"Hungry Capital: The Financialisation of Food": Talk by Luigi Russi

Date: 16 May, 2014
Time: 5.00 pm - 6.30 pm
Venue: ESG Training Centre, Bangalore

Invitation to a Talk by

Luigi Russi

author of


Hungry Capital

 

The Financialization of Food

 

 

A compelling analysis of how global finance is devouring the food system and gambling with our future in the process.


 

Friday, 16th May 2014, 5.00 – 6.30 pm

at

ESG - Training Centre

No1575, 100 feet Outer Ring Road, Banashankari 2nd Stage, Bangalore-560070

 

 A Brief about the Talk:

Over the past thirty years, the ability of global finance to affect aspects of everyday life has been increasing at an unprecedented rate. The world of food bears vivid testimony to this tendency, through the scars opened by the 2008 world food price crisis, the iron fist of retailing giants that occupy the supply chain and the unsustainable ecological footprint left behind by global production networks.
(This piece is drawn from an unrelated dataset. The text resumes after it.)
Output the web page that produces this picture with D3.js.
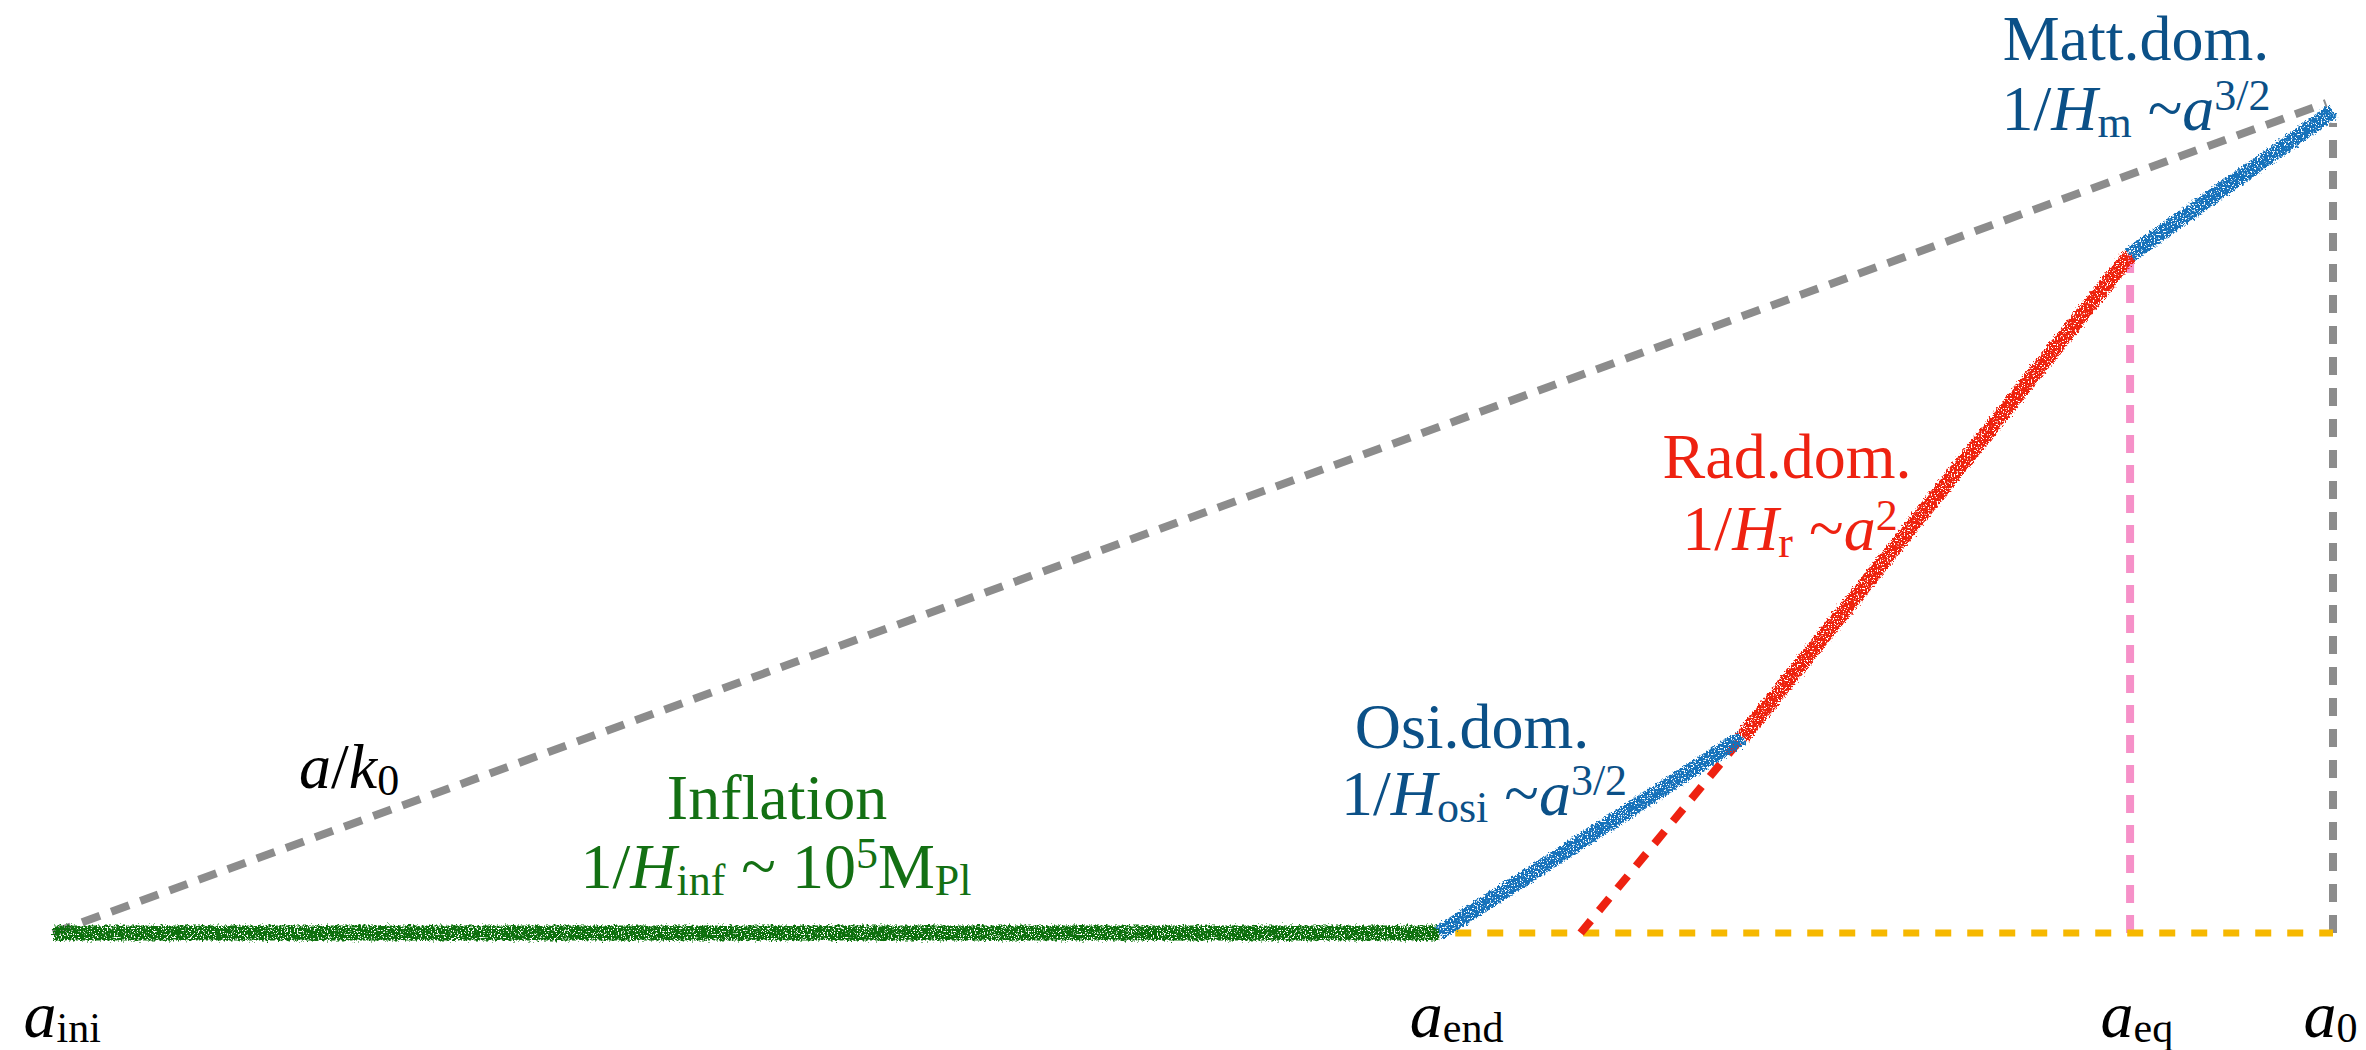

In Hungry Capital, Russi offers a rigorous analysis of the influence that financial imperatives exert on the food economy at different levels: from the direct use of edible commodities as an object of speculation to the complex food chains set up by manufacturers and supermarkets. It argues that the circular compulsion to build profits upon profits that global finance injects into the world of food restructures the basic nurturing relationship between man and nature into a streamlined process from which value has to be mined. The end result is a monstrous Leviathan that holds together while – at every step – risks to crumble.


Luigi Russi describes himself as “researcher, bookworm and writer”.

 


Reviews about Hungry Capital:



Jayati Ghosh, Professor of Economics, Jawaharlal Nehru University

Luigi Russi takes up an issue that will dominate the lives of people everywhere in the coming years: the adequacy and safety of our food. He brings insights from the worlds of finance, legal sociology and political economy to link processes of global capitalism with the appalling persistence and increase of hunger and malnutrition. A must read.



Jan Douwe van der Ploeg, Professor in Transition Studies, Wageningen University

This is a thought-provoking book on the food industries and how these are entangled with the world of finance. It is theoretically well grounded, original and rich in empirical detail. It is an important contribution to the international debate on the future of agriculture.